Pippo Civati, lei chiede un referendum interno sull’art.18. È previsto nello statuto del Pd, ma non c’è un regolamento. Quindi non si può fare, almeno per ora.

La mancanza del regolamento non mi sembra una grande argomentazione per i nemici della burocrazia. Se il problema è quello, io molto tempo fa ne ho proposto uno: lo metto a disposizione. Il problema è che Renzi non si rende conto che cancellare l’art.18 è un passaggio epocale per il Pd. Alle primarie e alle elezioni nessuno ha mai fatto una proposta simile. Questa è una svolta che ha il valore di una primaria, non su un nome ma su una scelta.

Crede che se Renzi si rimettesse al giudizio degli iscritti perderebbe?

Se è così sicuro di vincere lo faccia. Vuole imporre una svolta radicale verso le posizioni del centrodestra. Allora perché non abbiamo votato Berlusconi nel ’94? Comunque confrontiamoci. Non solo in una direzione in cui le posizioni, ci fanno sapere i renziani, sono già decise. E dove c’è una maggioranza disposta sempre a votare tutto.

Una svolta radicale? L’art.18 è già stato modificato due anni fa da Fornero.

Ma questo è uno spostamento di senso definitivo. Oggi la Fornero dice che non c’è bisogno di andare oltre: e se lo dice lei. Davvero ci vogliamo collocare alla destra di Monti?

La sua posizione è opposta a quella di Renzi.

Ma è Renzi è che sta cambiando linea. Mi accusano ogni settimana di fare una scissione. Ma chi mena? Chi ha uscite provocatorie e scissioniste? È Renzi che rompe. Solo lui può sostenere che Bersani è un uomo divisivo. La mia proposta è: un Pd unito su una legge più civile. Teniamo quel che resta dell’art.18 nel contratto a tutele progressive. Purché le tutele non arrivino dopo dieci anni. Se invece Renzi vuole accelerare per riposizionarsi e andare al voto, è un’altra storia.

Per definizione le scissioni non le fanno le maggioranze. Sta pensando di rompere, magari di andare da Vendola?

Sto pensando che se passa anche questa sul centrosinistra ci mettiamo una lapide. Io non vado in Sel ma vorrei un centrosinistra unito contro la destra e le sue proposte. Sono contro il trasformismo: siamo stati votati con un programma e ne realizziamo un altro. Se passa così questa legge, si cambia la collocazione storica e politica del Pd. Ma non volevamo rappresentare le forze del lavoro? Lo chiedo a chi, come Orfini, teorizza che un partito debba essere di parte. Di quale parte?

Del resto l’Italicum ha uno sbarramento al 4,5 per i partiti coalizzati: addio Sel. Non è questa la lapide sul centrosinistra?

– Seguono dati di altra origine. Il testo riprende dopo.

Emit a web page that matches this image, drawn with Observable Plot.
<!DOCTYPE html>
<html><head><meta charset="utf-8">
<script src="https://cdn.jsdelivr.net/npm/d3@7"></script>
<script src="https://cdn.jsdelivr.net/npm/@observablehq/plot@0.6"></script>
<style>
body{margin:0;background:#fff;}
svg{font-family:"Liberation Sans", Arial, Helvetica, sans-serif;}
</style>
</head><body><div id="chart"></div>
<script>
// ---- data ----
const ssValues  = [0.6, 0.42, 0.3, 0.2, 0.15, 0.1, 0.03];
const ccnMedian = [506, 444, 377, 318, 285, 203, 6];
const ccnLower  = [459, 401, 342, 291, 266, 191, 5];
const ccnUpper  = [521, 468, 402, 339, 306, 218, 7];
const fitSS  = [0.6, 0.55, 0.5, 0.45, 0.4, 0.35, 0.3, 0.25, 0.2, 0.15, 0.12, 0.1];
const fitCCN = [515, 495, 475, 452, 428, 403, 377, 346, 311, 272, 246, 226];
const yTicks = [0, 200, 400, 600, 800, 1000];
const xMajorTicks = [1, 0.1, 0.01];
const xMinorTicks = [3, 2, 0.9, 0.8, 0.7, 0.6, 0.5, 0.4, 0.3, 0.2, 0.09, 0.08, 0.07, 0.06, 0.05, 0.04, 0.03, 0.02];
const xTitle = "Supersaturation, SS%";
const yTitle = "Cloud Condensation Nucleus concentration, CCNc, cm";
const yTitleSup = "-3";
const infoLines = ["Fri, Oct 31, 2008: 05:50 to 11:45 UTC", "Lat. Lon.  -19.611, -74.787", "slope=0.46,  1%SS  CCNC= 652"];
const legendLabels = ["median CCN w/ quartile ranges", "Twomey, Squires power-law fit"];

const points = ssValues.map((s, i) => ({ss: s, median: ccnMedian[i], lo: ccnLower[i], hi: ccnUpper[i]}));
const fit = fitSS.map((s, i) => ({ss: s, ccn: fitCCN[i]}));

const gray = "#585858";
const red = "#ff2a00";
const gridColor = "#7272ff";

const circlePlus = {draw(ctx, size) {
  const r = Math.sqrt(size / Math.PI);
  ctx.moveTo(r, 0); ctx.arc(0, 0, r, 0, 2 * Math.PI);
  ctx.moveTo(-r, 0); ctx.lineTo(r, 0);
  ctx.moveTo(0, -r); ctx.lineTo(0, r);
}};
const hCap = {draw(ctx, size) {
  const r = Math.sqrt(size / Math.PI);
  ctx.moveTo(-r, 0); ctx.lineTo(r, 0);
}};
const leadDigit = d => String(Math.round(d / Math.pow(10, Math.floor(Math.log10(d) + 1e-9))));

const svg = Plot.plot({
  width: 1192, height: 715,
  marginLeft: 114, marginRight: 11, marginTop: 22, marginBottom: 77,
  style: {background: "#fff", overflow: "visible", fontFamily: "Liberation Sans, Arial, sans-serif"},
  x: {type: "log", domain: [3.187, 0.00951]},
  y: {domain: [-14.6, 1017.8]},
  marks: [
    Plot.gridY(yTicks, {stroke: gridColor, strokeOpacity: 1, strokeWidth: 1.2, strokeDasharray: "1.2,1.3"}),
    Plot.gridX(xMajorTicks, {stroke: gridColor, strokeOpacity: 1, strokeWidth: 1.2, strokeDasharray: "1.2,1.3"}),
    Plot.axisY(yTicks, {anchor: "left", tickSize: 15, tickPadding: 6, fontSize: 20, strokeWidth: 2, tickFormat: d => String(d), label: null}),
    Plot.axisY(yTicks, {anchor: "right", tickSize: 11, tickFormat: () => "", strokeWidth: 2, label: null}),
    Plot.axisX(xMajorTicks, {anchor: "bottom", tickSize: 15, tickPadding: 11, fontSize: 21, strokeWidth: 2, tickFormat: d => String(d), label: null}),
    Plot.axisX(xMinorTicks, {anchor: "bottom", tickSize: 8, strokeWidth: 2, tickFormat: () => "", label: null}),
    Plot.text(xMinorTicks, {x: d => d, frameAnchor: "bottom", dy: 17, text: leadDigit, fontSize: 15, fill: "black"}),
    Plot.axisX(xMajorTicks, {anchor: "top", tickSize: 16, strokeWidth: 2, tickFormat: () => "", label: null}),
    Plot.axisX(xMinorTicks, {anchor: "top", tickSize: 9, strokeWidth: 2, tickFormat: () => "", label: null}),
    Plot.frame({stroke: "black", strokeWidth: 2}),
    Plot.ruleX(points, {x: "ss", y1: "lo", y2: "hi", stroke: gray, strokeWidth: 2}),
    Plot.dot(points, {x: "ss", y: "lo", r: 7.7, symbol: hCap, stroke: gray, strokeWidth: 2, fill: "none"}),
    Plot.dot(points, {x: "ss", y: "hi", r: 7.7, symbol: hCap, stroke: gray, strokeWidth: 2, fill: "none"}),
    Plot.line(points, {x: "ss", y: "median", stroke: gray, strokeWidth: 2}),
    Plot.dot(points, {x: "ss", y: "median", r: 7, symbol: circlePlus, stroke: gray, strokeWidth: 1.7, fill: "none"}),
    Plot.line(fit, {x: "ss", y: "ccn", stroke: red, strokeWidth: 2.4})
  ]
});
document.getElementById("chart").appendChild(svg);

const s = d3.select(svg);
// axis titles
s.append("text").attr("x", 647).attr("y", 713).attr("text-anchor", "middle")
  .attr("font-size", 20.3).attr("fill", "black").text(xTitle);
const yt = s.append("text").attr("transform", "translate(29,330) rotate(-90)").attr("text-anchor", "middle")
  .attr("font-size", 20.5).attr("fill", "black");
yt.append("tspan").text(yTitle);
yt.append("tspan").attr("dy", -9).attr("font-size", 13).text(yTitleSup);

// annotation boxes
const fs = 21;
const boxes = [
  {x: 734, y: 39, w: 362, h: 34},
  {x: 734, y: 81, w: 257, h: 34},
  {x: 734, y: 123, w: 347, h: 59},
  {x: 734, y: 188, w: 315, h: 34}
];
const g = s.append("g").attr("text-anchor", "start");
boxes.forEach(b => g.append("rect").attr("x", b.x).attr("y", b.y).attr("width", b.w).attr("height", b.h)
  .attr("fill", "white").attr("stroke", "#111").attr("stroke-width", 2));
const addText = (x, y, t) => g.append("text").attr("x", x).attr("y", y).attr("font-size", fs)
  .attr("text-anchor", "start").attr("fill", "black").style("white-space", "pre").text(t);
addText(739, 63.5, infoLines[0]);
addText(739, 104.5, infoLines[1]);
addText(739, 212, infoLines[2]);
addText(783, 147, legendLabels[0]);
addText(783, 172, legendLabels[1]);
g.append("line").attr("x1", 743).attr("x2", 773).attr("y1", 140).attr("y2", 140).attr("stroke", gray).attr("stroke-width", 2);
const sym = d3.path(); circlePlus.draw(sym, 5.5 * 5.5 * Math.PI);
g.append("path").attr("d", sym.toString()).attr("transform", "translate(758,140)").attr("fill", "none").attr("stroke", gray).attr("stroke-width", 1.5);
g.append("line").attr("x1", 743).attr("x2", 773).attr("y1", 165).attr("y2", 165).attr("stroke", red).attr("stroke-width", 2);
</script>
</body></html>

Quello sbarramento ha un andamento opportunistico. Nell’estate Renzi ha fatto capire che voleva aprire una stagione più plurale. Ma non so se è così intelligente per Renzi scegliere l’applauso corale della destra. Si è accorto che ha gli apprezzamenti di Libero e le nostre critiche? Se gli sta bene, vuol dire che ha già deciso.

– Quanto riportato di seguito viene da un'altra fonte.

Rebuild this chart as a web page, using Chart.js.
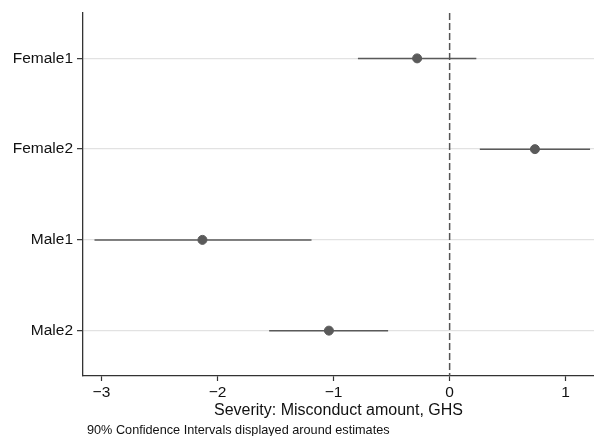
<!DOCTYPE html>
<html>
<head>
<meta charset="utf-8">
<script src="https://cdn.jsdelivr.net/npm/chart.js@4"></script>
<style>
  html, body { margin: 0; padding: 0; background: #fff; }
</style>
</head>
<body>
<canvas id="myChart" width="594" height="436"></canvas>
<script>
// data
const categories = ['Female1', 'Female2', 'Male1', 'Male2'];
const estimates = [-0.28, 0.735, -2.13, -1.04];
const ciLow = [-0.79, 0.26, -3.06, -1.555];
const ciHigh = [0.23, 1.21, -1.19, -0.53];
const xTicks = [-3, -2, -1, 0, 1];
const xTitle = 'Severity: Misconduct amount, GHS';
const note = '90% Confidence Intervals displayed around estimates';

const fontFamily = '"Liberation Sans", Arial, Helvetica, sans-serif';
const markColor = '#5a5a5a';

// confidence interval lines, one dataset per row
const ciSets = categories.map((c, i) => ({
    type: 'line',
    data: [{ x: ciLow[i], y: i }, { x: ciHigh[i], y: i }],
    borderColor: markColor,
    borderWidth: 1.5,
    pointRadius: 0,
    order: 3
}));

const notePlugin = {
    id: 'note',
    afterDraw(chart) {
        const ctx = chart.ctx;
        ctx.save();
        ctx.font = '12.7px ' + fontFamily;
        ctx.fillStyle = '#111';
        ctx.textBaseline = 'middle';
        ctx.fillText(note, chart.chartArea.left + 4, 430);
        ctx.restore();
    }
};

new Chart(document.getElementById('myChart').getContext('2d'), {
    type: 'scatter',
    data: {
        datasets: [{
            data: estimates.map((v, i) => ({ x: v, y: i })),
            backgroundColor: markColor,
            borderColor: markColor,
            pointRadius: 4.5,
            pointHoverRadius: 4.5,
            order: 1
        }, {
            type: 'line',
            data: [{ x: 0, y: -0.5 }, { x: 0, y: 3.5 }],
            borderColor: '#555',
            borderWidth: 1.5,
            borderDash: [7, 3],
            pointRadius: 0,
            order: 2
        }, ...ciSets]
    },
    options: {
        responsive: false,
        animation: false,
        devicePixelRatio: 1,
        layout: { autoPadding: false, padding: { top: 13, right: 0, bottom: 16, left: 0 } },
        plugins: {
            legend: { display: false },
            tooltip: { enabled: false }
        },
        scales: {
            x: {
                type: 'linear',
                min: -3.159,
                max: 1.244,
                afterBuildTicks: axis => { axis.ticks = xTicks.map(v => ({ value: v })); },
                afterFit: scale => {
                    scale.height = 44;
                    scale.paddingLeft = 0;
                    scale.paddingRight = 0;
                },
                ticks: {
                    color: '#111',
                    padding: 2,
                    font: { size: 15.5, family: fontFamily },
                    callback: v => v < 0 ? '\u2212' + Math.abs(v) : String(v)
                },
                grid: { drawOnChartArea: false, tickLength: 5, tickColor: '#333', tickWidth: 1.2 },
                border: { color: '#333', width: 1.3 },
                title: {
                    display: true,
                    text: xTitle,
                    color: '#111',
                    font: { size: 16, family: fontFamily },
                    padding: { top: 0, bottom: 0 }
                }
            },
            y: {
                type: 'linear',
                reverse: true,
                min: -0.5,
                max: 3.5,
                afterBuildTicks: axis => { axis.ticks = categories.map((c, i) => ({ value: i })); },
                afterFit: scale => {
                    scale.width = 83;
                    scale.paddingTop = 0;
                    scale.paddingBottom = 0;
                },
                ticks: {
                    color: '#111',
                    padding: 4,
                    font: { size: 15.5, family: fontFamily },
                    callback: v => categories[v]
                },
                grid: { color: '#e2e2e2', lineWidth: 1.3, tickLength: 6, tickColor: '#333', tickWidth: 1.2 },
                border: { color: '#333', width: 1.3 }
            }
        }
    },
    plugins: [notePlugin]
});
</script>
</body>
</html>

Guerini dice che non ci sarà libertà di voto sul jobs act, come chiede Bersani.

Modo di ragionare pericoloso. Potrebbe essere necessario un cambio di maggioranza: escono persone come me e Bersani e entrano persone come Berlusconi.

Ammetta: un’idea di rompere ce l’ha.

Se vanno avanti così la rottura la provocano loro. Io vorrei una riforma fatta bene. Se è un problema mio personale si va in commissione garanzia, se riguarda cento parlamentari si va dal presidente della Repubblica.

Il rituale della direzione sarà: la minoranza in schiacciante minoranza si dovrà adeguare. Lei che farà?

Un partito che discute non ha sempre e comunque una maggioranza già determinata. Io ultimatum non ne do. Ma una direzione per ribadire che Renzi ha vinto il congresso ce la possiamo anche risparmiare: ci guardiamo in streaming e ci mandiamo i video. Un partito si tiene unito, dirigenti ed elettori, con la discussione. O ormai vogliamo vincere solo con gli elettori della destra?

La mediazione potrebbe essere mantenere il reintegro sul posto di lavoro per il licenziamento discriminatorio?

Da solo no. È sbrigativo dire che due miliardi, ammesso che ci siano, bastano per i nuovi ammortizzatori sociali. Poi ci sono le odiose norme sul demansionamento.

Voterete in direzione mentre il senato già vota la legge.

A furia di correre non hanno sincronizzato gli orologi. E allora i senatori sono liberi.